_Directions for this task_
Reproduce, please, only the lines from the first line below to the line containing "(0,0) rectangle (638,1224);", inclusive.

====

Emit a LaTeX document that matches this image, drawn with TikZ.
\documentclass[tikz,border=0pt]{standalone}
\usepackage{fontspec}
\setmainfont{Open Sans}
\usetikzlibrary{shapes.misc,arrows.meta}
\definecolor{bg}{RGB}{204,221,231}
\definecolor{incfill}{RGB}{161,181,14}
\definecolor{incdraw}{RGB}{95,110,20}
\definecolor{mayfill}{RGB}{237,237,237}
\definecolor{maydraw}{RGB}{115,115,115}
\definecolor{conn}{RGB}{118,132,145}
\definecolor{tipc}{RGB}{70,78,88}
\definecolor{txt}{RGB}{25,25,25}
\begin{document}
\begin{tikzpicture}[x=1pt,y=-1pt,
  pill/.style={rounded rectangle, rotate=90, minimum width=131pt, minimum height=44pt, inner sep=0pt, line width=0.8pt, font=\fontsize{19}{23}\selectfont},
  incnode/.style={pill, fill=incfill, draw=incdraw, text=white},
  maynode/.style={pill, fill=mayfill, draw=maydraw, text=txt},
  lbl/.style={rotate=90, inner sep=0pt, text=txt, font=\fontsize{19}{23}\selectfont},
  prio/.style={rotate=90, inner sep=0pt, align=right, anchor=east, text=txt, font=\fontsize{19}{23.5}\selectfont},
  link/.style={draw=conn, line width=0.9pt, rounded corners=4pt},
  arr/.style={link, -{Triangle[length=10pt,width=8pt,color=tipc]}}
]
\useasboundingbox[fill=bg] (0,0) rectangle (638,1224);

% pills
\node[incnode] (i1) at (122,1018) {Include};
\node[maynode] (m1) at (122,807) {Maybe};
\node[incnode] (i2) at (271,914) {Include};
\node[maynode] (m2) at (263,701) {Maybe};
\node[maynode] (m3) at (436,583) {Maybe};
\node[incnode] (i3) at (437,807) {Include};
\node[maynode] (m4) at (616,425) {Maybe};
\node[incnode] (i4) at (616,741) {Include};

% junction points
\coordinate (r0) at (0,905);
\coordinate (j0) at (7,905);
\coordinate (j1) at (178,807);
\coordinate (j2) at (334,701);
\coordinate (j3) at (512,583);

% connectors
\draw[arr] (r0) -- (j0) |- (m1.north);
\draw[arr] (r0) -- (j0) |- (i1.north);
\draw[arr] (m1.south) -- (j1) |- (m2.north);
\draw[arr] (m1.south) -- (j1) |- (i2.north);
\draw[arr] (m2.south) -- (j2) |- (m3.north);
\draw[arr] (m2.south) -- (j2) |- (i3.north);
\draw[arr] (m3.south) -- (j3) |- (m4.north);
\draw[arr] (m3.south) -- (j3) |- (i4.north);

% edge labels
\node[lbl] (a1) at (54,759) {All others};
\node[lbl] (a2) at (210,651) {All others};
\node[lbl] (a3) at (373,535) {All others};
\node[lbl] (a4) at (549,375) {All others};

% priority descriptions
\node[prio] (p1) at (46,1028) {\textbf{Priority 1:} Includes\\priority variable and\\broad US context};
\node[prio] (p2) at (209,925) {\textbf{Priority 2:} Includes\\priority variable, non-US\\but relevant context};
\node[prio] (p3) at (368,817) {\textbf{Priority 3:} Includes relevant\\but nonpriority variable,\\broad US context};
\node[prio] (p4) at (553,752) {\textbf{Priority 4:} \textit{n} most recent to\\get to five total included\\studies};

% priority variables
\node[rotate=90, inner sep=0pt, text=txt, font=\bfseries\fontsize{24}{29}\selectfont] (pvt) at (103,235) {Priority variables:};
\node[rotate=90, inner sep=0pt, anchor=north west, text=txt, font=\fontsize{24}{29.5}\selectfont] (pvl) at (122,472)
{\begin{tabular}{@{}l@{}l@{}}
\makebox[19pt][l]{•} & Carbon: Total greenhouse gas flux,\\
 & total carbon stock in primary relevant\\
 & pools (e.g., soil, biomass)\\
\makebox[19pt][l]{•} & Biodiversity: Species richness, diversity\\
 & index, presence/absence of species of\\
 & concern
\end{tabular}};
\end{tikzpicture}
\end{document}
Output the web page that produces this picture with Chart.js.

====

_Result of the task_
Emit a LaTeX document that matches this image, drawn with TikZ.
\documentclass[tikz,border=0pt]{standalone}
\usepackage{fontspec}
\setmainfont{Open Sans}
\usetikzlibrary{shapes.misc,arrows.meta}
\definecolor{bg}{RGB}{204,221,231}
\definecolor{incfill}{RGB}{161,181,14}
\definecolor{incdraw}{RGB}{95,110,20}
\definecolor{mayfill}{RGB}{237,237,237}
\definecolor{maydraw}{RGB}{115,115,115}
\definecolor{conn}{RGB}{118,132,145}
\definecolor{tipc}{RGB}{70,78,88}
\definecolor{txt}{RGB}{25,25,25}
\begin{document}
\begin{tikzpicture}[x=1pt,y=-1pt,
  pill/.style={rounded rectangle, rotate=90, minimum width=131pt, minimum height=44pt, inner sep=0pt, line width=0.8pt, font=\fontsize{19}{23}\selectfont},
  incnode/.style={pill, fill=incfill, draw=incdraw, text=white},
  maynode/.style={pill, fill=mayfill, draw=maydraw, text=txt},
  lbl/.style={rotate=90, inner sep=0pt, text=txt, font=\fontsize{19}{23}\selectfont},
  prio/.style={rotate=90, inner sep=0pt, align=right, anchor=east, text=txt, font=\fontsize{19}{23.5}\selectfont},
  link/.style={draw=conn, line width=0.9pt, rounded corners=4pt},
  arr/.style={link, -{Triangle[length=10pt,width=8pt,color=tipc]}}
]
\useasboundingbox[fill=bg] (0,0) rectangle (638,1224);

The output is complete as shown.